South Dakota Farm Bureau President Scott VanderWal said, “The NRCS has a well-documented history in South Dakota of denying due process and taking a heavy-handed approach with our farmers. I thank Senator Rounds for introducing NRCS compliance reform legislation, which will put our farmers and landowners on a more equal footing when it comes to making wetland determinations. An overhaul of the NRCS appeals and determination process is long overdue.”
Once considered wasteland, wetlands were often drained so farmers could plant crops. Growing concern over the loss and appreciation of the value of wetlands in the ecological system led Congress to take action to protect wetlands in the 1985 farm bill.
According to Sen. Rounds, over the years, bureaucrats have veered from the intent of wetland protection laws, forcing farmers to battle with the federal government on NRCS compliance. Because penalties from violating NRCS compliance rules can lead to the loss of USDA services and assistance for farmers, it is vitally important that the NRCS compliance rules are fair, reasonable and within congressional intent.

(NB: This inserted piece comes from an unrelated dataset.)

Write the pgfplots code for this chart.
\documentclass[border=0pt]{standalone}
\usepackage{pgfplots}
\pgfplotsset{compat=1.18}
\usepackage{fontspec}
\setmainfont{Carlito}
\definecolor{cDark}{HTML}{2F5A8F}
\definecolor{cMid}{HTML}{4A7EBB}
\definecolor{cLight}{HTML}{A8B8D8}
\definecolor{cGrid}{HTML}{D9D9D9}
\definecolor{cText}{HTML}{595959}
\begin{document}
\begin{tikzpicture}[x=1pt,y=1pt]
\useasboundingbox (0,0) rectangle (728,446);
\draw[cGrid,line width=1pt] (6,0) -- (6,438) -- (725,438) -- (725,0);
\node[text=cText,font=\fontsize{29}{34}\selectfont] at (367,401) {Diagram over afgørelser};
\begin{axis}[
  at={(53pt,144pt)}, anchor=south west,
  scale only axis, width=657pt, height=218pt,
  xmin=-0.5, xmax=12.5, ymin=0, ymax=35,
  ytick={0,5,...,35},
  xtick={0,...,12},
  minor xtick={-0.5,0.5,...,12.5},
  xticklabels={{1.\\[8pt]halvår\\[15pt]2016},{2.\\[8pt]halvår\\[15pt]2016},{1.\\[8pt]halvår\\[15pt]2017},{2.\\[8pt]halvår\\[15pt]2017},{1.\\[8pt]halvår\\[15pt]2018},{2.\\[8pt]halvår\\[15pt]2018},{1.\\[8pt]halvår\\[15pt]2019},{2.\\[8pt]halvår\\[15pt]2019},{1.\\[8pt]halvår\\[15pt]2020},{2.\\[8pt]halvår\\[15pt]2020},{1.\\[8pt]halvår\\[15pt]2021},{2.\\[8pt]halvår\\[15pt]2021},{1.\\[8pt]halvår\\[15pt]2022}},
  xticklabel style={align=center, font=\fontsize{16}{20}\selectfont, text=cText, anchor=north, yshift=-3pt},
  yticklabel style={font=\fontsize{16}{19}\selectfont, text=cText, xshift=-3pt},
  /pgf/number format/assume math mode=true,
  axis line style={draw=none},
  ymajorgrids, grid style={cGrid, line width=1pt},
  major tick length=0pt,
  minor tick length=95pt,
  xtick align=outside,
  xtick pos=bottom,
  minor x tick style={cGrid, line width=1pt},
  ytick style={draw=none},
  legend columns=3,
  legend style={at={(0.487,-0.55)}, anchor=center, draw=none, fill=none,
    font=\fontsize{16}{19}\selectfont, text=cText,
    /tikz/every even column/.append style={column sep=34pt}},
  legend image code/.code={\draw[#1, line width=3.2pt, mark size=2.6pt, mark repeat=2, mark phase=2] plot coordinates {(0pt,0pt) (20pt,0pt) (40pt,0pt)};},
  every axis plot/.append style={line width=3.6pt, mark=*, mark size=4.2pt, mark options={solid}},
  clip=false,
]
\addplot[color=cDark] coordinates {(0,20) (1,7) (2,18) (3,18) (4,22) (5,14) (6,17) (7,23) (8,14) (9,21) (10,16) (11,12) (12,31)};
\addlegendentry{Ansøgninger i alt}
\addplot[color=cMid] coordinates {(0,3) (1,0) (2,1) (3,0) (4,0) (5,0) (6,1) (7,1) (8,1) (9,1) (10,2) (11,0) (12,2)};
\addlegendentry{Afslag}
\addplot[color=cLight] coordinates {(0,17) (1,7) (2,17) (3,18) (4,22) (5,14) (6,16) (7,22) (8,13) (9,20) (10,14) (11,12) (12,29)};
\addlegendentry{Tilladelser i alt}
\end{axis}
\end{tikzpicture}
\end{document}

Rounds’ NRCS Compliance Reform Legislation intends to:
· Make sure compliance penalties for newly-determined wetlands can only be prospective. For example, if a producer drains an area not considered a wetland at that time, but it is later determined to be a wetland, penalties cannot be retroactive if there was not a determined wetland at the time of the offense.

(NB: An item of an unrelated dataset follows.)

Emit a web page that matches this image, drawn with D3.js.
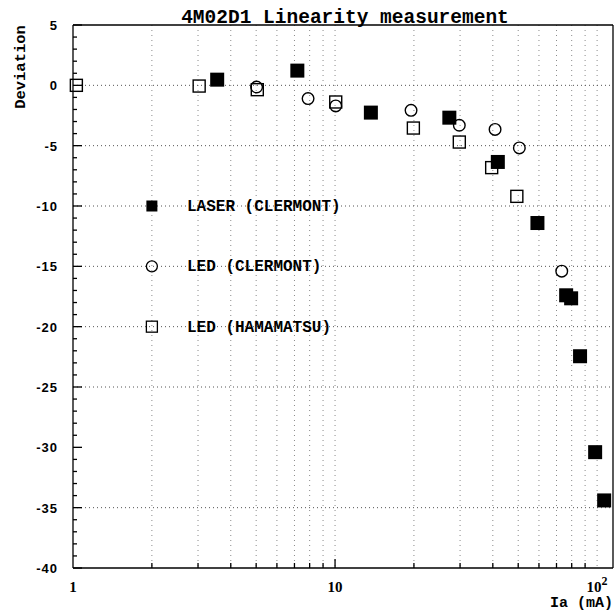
<!DOCTYPE html>
<html><head><meta charset="utf-8">
<script src="https://cdn.jsdelivr.net/npm/d3@7"></script>
<style>body{margin:0;background:#fff}svg{display:block}</style>
</head><body><svg id="c" width="615" height="614"></svg>
<script>
const title = "4M02D1 Linearity measurement";
const xLabel = "Ia (mA)";
const yLabel = "Deviation";
const seriesNames = ["LASER (CLERMONT)", "LED (CLERMONT)", "LED (HAMAMATSU)"];
const legendY = [-10, -15, -20];

const laserX = [3.55, 7.18, 13.7, 27.3, 41.8, 59.2, 76.2, 79.6, 86.1, 98.3, 106.4];
const laserY = [0.47, 1.22, -2.26, -2.68, -6.35, -11.41, -17.4, -17.65, -22.45, -30.4, -34.4];
const ledClX = [5.02, 7.89, 10.06, 19.5, 29.8, 40.8, 50.5, 73.3];
const ledClY = [-0.14, -1.10, -1.71, -2.07, -3.31, -3.65, -5.19, -15.4];
const ledHaX = [1.03, 3.03, 5.05, 10.06, 19.9, 29.8, 39.6, 49.4];
const ledHaY = [0.0, -0.06, -0.36, -1.38, -3.54, -4.70, -6.82, -9.20];

const yTicks = [5, 0, -5, -10, -15, -20, -25, -30, -35, -40];
const yGrid = [0, -5, -10, -15, -20, -25, -35];
const xMinor = [2,3,4,5,6,7,8,9,20,30,40,50,60,70,80,90];
const xMajor = [1, 10, 100];

const svg = d3.select("#c");
const x = d3.scaleLog().domain([1, 115]).range([73, 613]);
const y = d3.scaleLinear().domain([-40, 5]).range([568, 25]);
const mono = "'Liberation Mono','Courier New',monospace";

// grid
const g = svg.append("g").attr("stroke-width", 1);
g.selectAll(".vg").data(xMinor.concat([10, 100])).join("line")
  .attr("stroke", "#8a8a8a").attr("stroke-dasharray", "1,4")
  .attr("x1", d => x(d)).attr("x2", d => x(d)).attr("y1", y(5)).attr("y2", y(-40));
g.selectAll(".hg").data(yGrid).join("line")
  .attr("stroke", "#555").attr("stroke-dasharray", "1,3")
  .attr("x1", x(1)).attr("x2", 613).attr("y1", d => y(d)).attr("y2", d => y(d));

// frame
const f = svg.append("g").attr("stroke", "#000").attr("stroke-width", 1.3).attr("fill", "none");
f.append("line").attr("x1", x(1)).attr("x2", x(1)).attr("y1", y(5)).attr("y2", y(-40));
f.append("line").attr("x1", x(1)).attr("x2", 613).attr("y1", y(-40)).attr("y2", y(-40));
f.append("line").attr("x1", x(1)).attr("x2", 613).attr("y1", y(5)).attr("y2", y(5));
f.append("line").attr("x1", 613).attr("x2", 613).attr("y1", y(5)).attr("y2", y(-40));

// y ticks
const yMinor = d3.range(-40, 6, 1);
f.selectAll(".ym").data(yMinor).join("line")
  .attr("x1", x(1)).attr("x2", d => x(1) + (d % 5 === 0 ? 9 : 4))
  .attr("y1", d => y(d)).attr("y2", d => y(d));
// x ticks
f.selectAll(".xm").data(xMinor).join("line")
  .attr("x1", d => x(d)).attr("x2", d => x(d)).attr("y1", y(-40)).attr("y2", y(-40) - 5);
f.selectAll(".xM").data([10]).join("line")
  .attr("x1", d => x(d)).attr("x2", d => x(d)).attr("y1", y(-40)).attr("y2", y(-40) - 9);

// y tick labels
svg.append("g").selectAll("text").data(yTicks).join("text")
  .attr("x", 58).attr("y", d => y(d) + 5).attr("text-anchor", "end")
  .attr("font-family", "'Liberation Sans',Arial,sans-serif").attr("font-weight", "bold")
  .attr("font-size", 13).attr("letter-spacing", 1).text(d => d);

// x tick labels
const xl = svg.append("g").attr("font-family", "'Liberation Serif','Times New Roman',serif")
  .attr("font-weight", "bold").attr("font-size", 15).attr("text-anchor", "middle");
xMajor.forEach(v => {
  const t = xl.append("text").attr("x", x(v)).attr("y", 592);
  if (v === 100) { t.text("10"); t.append("tspan").attr("dy", -7).attr("font-size", 12).text("2"); }
  else t.text(v);
});

// titles
svg.append("text").attr("x", 345).attr("y", 23).attr("text-anchor", "middle")
  .attr("font-family", mono).attr("font-size", 19.5).attr("font-weight", "bold").text(title);
svg.append("text").attr("transform", "translate(25,67) rotate(-90)").attr("text-anchor", "middle")
  .attr("font-family", mono).attr("font-size", 15.5).attr("font-weight", "bold").text(yLabel);
svg.append("text").attr("x", 613).attr("y", 607).attr("text-anchor", "end")
  .attr("font-family", mono).attr("font-size", 15).attr("font-weight", "bold").text(xLabel);

// data
const pts = svg.append("g");
pts.selectAll(".ha").data(ledHaX.map((v, i) => [v, ledHaY[i]])).join("rect")
  .attr("x", d => x(d[0]) - 6).attr("y", d => y(d[1]) - 6).attr("width", 12).attr("height", 12)
  .attr("fill", "none").attr("stroke", "#000").attr("stroke-width", 1.4);
pts.selectAll(".cl").data(ledClX.map((v, i) => [v, ledClY[i]])).join("circle")
  .attr("cx", d => x(d[0])).attr("cy", d => y(d[1])).attr("r", 5.8)
  .attr("fill", "none").attr("stroke", "#000").attr("stroke-width", 1.4);
pts.selectAll(".la").data(laserX.map((v, i) => [v, laserY[i]])).join("rect")
  .attr("x", d => x(d[0]) - 7).attr("y", d => y(d[1]) - 7).attr("width", 14).attr("height", 14)
  .attr("fill", "#000");

// legend
const lx = x(2);
const lg = svg.append("g");
lg.append("rect").attr("x", lx - 5.5).attr("y", y(legendY[0]) - 5.5).attr("width", 11).attr("height", 11).attr("fill", "#000");
lg.append("circle").attr("cx", lx).attr("cy", y(legendY[1])).attr("r", 5.5).attr("fill", "none").attr("stroke", "#000").attr("stroke-width", 1.3);
lg.append("rect").attr("x", lx - 5.5).attr("y", y(legendY[2]) - 5.5).attr("width", 11).attr("height", 11).attr("fill", "none").attr("stroke", "#000").attr("stroke-width", 1.3);
lg.selectAll("text").data(seriesNames).join("text")
  .attr("x", 187).attr("y", (d, i) => y(legendY[i]) + 5)
  .attr("font-family", mono).attr("font-size", 16).attr("font-weight", "bold").text(d => d);
</script></body></html>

· Put the burden of proof on the NRCS to prove a compliance violation – not the landowner to prove his or her innocence.
· Require the USDA to develop an appeals process for redetermination requests not accepted by the state NRCS. This includes the right of a person to conduct an on-site visit for the redetermination.

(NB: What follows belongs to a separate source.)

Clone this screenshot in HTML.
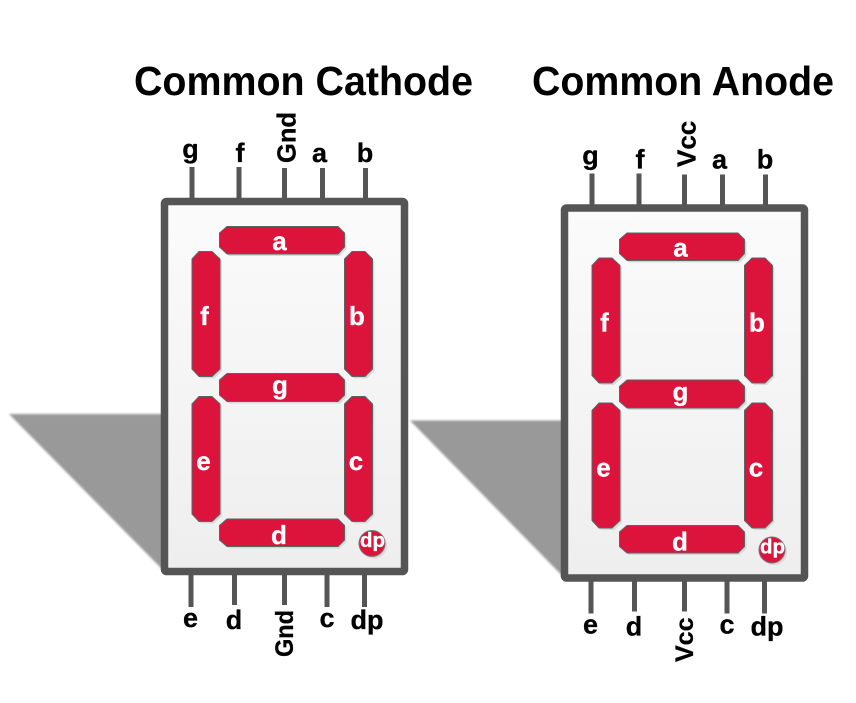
<!DOCTYPE html>
<html lang="en">
<head>
<meta charset="utf-8">
<title>Seven Segment Display: Common Cathode and Common Anode</title>
<style>
html,body{margin:0;padding:0;background:#fff;}
svg{display:block;}
text{font-family:"Liberation Sans",sans-serif;font-weight:bold;}
.pin{fill:#555;}
.lbl{font-size:27px;fill:#000;stroke:#000;stroke-width:.3px;text-anchor:middle;}
.rot{font-size:26px;fill:#000;stroke:#000;stroke-width:.3px;}
.seg{fill:#dc143c;stroke:#566;stroke-width:1;}
.segsh{fill:#d9d9d9;}
.sl{font-size:26px;fill:#fff;stroke:#fff;stroke-width:.3px;text-anchor:middle;}
.dpl{font-size:20px;fill:#fff;stroke:#fff;stroke-width:.3px;}
.title{font-size:41px;fill:#000;}
</style>
</head>
<body>
<svg xmlns="http://www.w3.org/2000/svg" width="856" height="703" viewBox="0 0 856 703">
<defs>
<linearGradient id="panelGrad" x1="0" y1="0" x2="0" y2="1">
<stop offset="0" stop-color="#fbfbfb"/>
<stop offset="1" stop-color="#eeeeee"/>
</linearGradient>
<filter id="soft" x="-5%" y="-5%" width="110%" height="110%"><feGaussianBlur stdDeviation="1"/></filter>
</defs>

<text class="title" x="134" y="95" textLength="339" lengthAdjust="spacingAndGlyphs">Common Cathode</text>
<text class="title" x="532" y="95" textLength="302" lengthAdjust="spacingAndGlyphs">Common Anode</text>

<g>
<polygon points="9,414 163,414 163,570" fill="#999" filter="url(#soft)"/>
<rect class="pin" x="189.500" y="167" width="5" height="32"/>
<rect class="pin" x="236.500" y="167" width="5" height="32"/>
<rect class="pin" x="282" y="168" width="5" height="31"/>
<rect class="pin" x="320" y="168" width="5" height="31"/>
<rect class="pin" x="363" y="168" width="5" height="31"/>
<rect class="pin" x="188.500" y="573" width="5" height="34"/>
<rect class="pin" x="232" y="573" width="5" height="32"/>
<rect class="pin" x="282" y="573" width="5" height="32"/>
<rect class="pin" x="324.500" y="573" width="5" height="34"/>
<rect class="pin" x="362" y="573" width="5" height="34"/>
<rect x="164.500" y="201.500" width="240" height="370" rx="2" fill="url(#panelGrad)" stroke="#555" stroke-width="7.500"/>
<g transform="translate(2,2)">
<polygon class="segsh" points="227,226.500 338,226.500 344.500,233 344.500,247 338,254 227,254 219.500,247 219.500,233"/>
<polygon class="segsh" points="199,251.500 212,251.500 220,259 220,369 212,376.500 199,376.500 192,369 192,259"/>
<polygon class="segsh" points="352,251.500 365,251.500 372.500,259 372.500,369 365,376.500 352,376.500 344.500,369 344.500,259"/>
<polygon class="segsh" points="227,373.500 338,373.500 344.500,380 344.500,395 338,401.500 227,401.500 219.500,395 219.500,380"/>
<polygon class="segsh" points="199,396.500 212,396.500 220,404 220,514 212,521.500 199,521.500 192,514 192,404"/>
<polygon class="segsh" points="352,396.500 365,396.500 372.500,404 372.500,514 365,521.500 352,521.500 344.500,514 344.500,404"/>
<polygon class="segsh" points="227,519 338,519 344.500,525.500 344.500,540 338,546.500 227,546.500 219.500,540 219.500,525.500"/>
<circle cx="372" cy="543.500" r="13" fill="#d9d9d9"/>
</g>
<polygon class="seg" points="227,226.500 338,226.500 344.500,233 344.500,247 338,254 227,254 219.500,247 219.500,233"/>
<polygon class="seg" points="199,251.500 212,251.500 220,259 220,369 212,376.500 199,376.500 192,369 192,259"/>
<polygon class="seg" points="352,251.500 365,251.500 372.500,259 372.500,369 365,376.500 352,376.500 344.500,369 344.500,259"/>
<polygon class="seg" points="227,373.500 338,373.500 344.500,380 344.500,395 338,401.500 227,401.500 219.500,395 219.500,380"/>
<polygon class="seg" points="199,396.500 212,396.500 220,404 220,514 212,521.500 199,521.500 192,514 192,404"/>
<polygon class="seg" points="352,396.500 365,396.500 372.500,404 372.500,514 365,521.500 352,521.500 344.500,514 344.500,404"/>
<polygon class="seg" points="227,519 338,519 344.500,525.500 344.500,540 338,546.500 227,546.500 219.500,540 219.500,525.500"/>
<circle cx="372" cy="543.500" r="13" fill="#dc143c" stroke="#777" stroke-width="1"/>
<text class="sl" x="279.500" y="250">a</text>
<text class="sl" x="204.500" y="325">f</text>
<text class="sl" x="357" y="325">b</text>
<text class="sl" x="280" y="394">g</text>
<text class="sl" x="203.500" y="470">e</text>
<text class="sl" x="356" y="470">c</text>
<text class="sl" x="279" y="544">d</text>
<text class="dpl" x="360" y="547" textLength="25" lengthAdjust="spacingAndGlyphs">dp</text>
<text class="lbl" x="190.500" y="158">g</text>
<text class="lbl" x="240" y="162">f</text>
<text class="lbl" x="319.500" y="162">a</text>
<text class="lbl" x="365" y="162">b</text>
<text class="rot" transform="translate(295.500,163) rotate(-90)" textLength="51" lengthAdjust="spacingAndGlyphs">Gnd</text>
<text class="lbl" x="190.500" y="627">e</text>
<text class="lbl" x="234" y="629">d</text>
<text class="lbl" x="327" y="627">c</text>
<text class="lbl" x="367" y="629">dp</text>
<text class="rot" style="font-size:25px" transform="translate(293,657) rotate(-90)" textLength="47" lengthAdjust="spacingAndGlyphs">Gnd</text>
</g>

<g transform="translate(400,6.500)">
<polygon points="10,414 163,414 163,570" fill="#999" filter="url(#soft)"/>
<rect class="pin" x="189.500" y="167" width="5" height="32"/>
<rect class="pin" x="236.500" y="167" width="5" height="32"/>
<rect class="pin" x="282" y="168" width="5" height="31"/>
<rect class="pin" x="320" y="168" width="5" height="31"/>
<rect class="pin" x="363" y="168" width="5" height="31"/>
<rect class="pin" x="188.500" y="573" width="5" height="34"/>
<rect class="pin" x="232" y="573" width="5" height="32"/>
<rect class="pin" x="282" y="573" width="5" height="32"/>
<rect class="pin" x="324.500" y="573" width="5" height="34"/>
<rect class="pin" x="362" y="573" width="5" height="34"/>
<rect x="164.500" y="201.500" width="240" height="370" rx="2" fill="url(#panelGrad)" stroke="#555" stroke-width="7.500"/>
<g transform="translate(2,2)">
<polygon class="segsh" points="227,226.500 338,226.500 344.500,233 344.500,247 338,254 227,254 219.500,247 219.500,233"/>
<polygon class="segsh" points="199,251.500 212,251.500 220,259 220,369 212,376.500 199,376.500 192,369 192,259"/>
<polygon class="segsh" points="352,251.500 365,251.500 372.500,259 372.500,369 365,376.500 352,376.500 344.500,369 344.500,259"/>
<polygon class="segsh" points="227,373.500 338,373.500 344.500,380 344.500,395 338,401.500 227,401.500 219.500,395 219.500,380"/>
<polygon class="segsh" points="199,396.500 212,396.500 220,404 220,514 212,521.500 199,521.500 192,514 192,404"/>
<polygon class="segsh" points="352,396.500 365,396.500 372.500,404 372.500,514 365,521.500 352,521.500 344.500,514 344.500,404"/>
<polygon class="segsh" points="227,519 338,519 344.500,525.500 344.500,540 338,546.500 227,546.500 219.500,540 219.500,525.500"/>
<circle cx="372" cy="543.500" r="13" fill="#d9d9d9"/>
</g>
<polygon class="seg" points="227,226.500 338,226.500 344.500,233 344.500,247 338,254 227,254 219.500,247 219.500,233"/>
<polygon class="seg" points="199,251.500 212,251.500 220,259 220,369 212,376.500 199,376.500 192,369 192,259"/>
<polygon class="seg" points="352,251.500 365,251.500 372.500,259 372.500,369 365,376.500 352,376.500 344.500,369 344.500,259"/>
<polygon class="seg" points="227,373.500 338,373.500 344.500,380 344.500,395 338,401.500 227,401.500 219.500,395 219.500,380"/>
<polygon class="seg" points="199,396.500 212,396.500 220,404 220,514 212,521.500 199,521.500 192,514 192,404"/>
<polygon class="seg" points="352,396.500 365,396.500 372.500,404 372.500,514 365,521.500 352,521.500 344.500,514 344.500,404"/>
<polygon class="seg" points="227,519 338,519 344.500,525.500 344.500,540 338,546.500 227,546.500 219.500,540 219.500,525.500"/>
<circle cx="372" cy="543.500" r="13" fill="#dc143c" stroke="#777" stroke-width="1"/>
<text class="sl" x="280.500" y="250">a</text>
<text class="sl" x="204.500" y="325">f</text>
<text class="sl" x="357" y="325">b</text>
<text class="sl" x="280.500" y="394">g</text>
<text class="sl" x="203.500" y="470">e</text>
<text class="sl" x="356" y="470">c</text>
<text class="sl" x="280" y="544">d</text>
<text class="dpl" x="360" y="547" textLength="25" lengthAdjust="spacingAndGlyphs">dp</text>
<text class="lbl" x="190.500" y="158">g</text>
<text class="lbl" x="240" y="162">f</text>
<text class="lbl" x="319.500" y="162">a</text>
<text class="lbl" x="365" y="162">b</text>
<text class="rot" transform="translate(295.500,160.500) rotate(-90)">Vcc</text>
<text class="lbl" x="190.500" y="627">e</text>
<text class="lbl" x="234" y="629">d</text>
<text class="lbl" x="327" y="627">c</text>
<text class="lbl" x="367" y="629">dp</text>
<text class="rot" style="font-size:25px" transform="translate(293,655.500) rotate(-90)">Vcc</text>
</g>
</svg>
</body>
</html>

· Require USDA to establish oversight committees in each state that will oversee the appeals of wetland determinations.
· Reform the regulatory process so that NRCS must go through a notice and public comment period for conservation compliance regulations, banning the use of interim rulemaking.
· Prevent the NRCS from using one-time on-site observations to satisfy the hydraulic criteria for determinations, which can lead to a high-risk of false positives.
· Stop the NRCS from changing rationales when making wetland determinations, so that once a landowner successfully refutes a wetland determination decision, the case is considered closed and cannot be revisited.
· Make changes to the NRCS’s appeals process, including:
- Retrain National Appeals Division (NAD) judges and agency directors in how to provide a fair and balanced hearing;
- Require USDA to provide the entire record or decisional documentation to the farmers at the time of alleged compliance violation;
- Allow the farmer and his counsel to call NRCS technical staff as witnesses in the appeal;
- Accept evidence provided by the farmer as true absent substantial evidence to the contrary; and
- Compensate the farmer for legal fees when the farmer wins an appeal – i.e., when the farmer is forced to incur costs because of an incorrect decision from NRCS.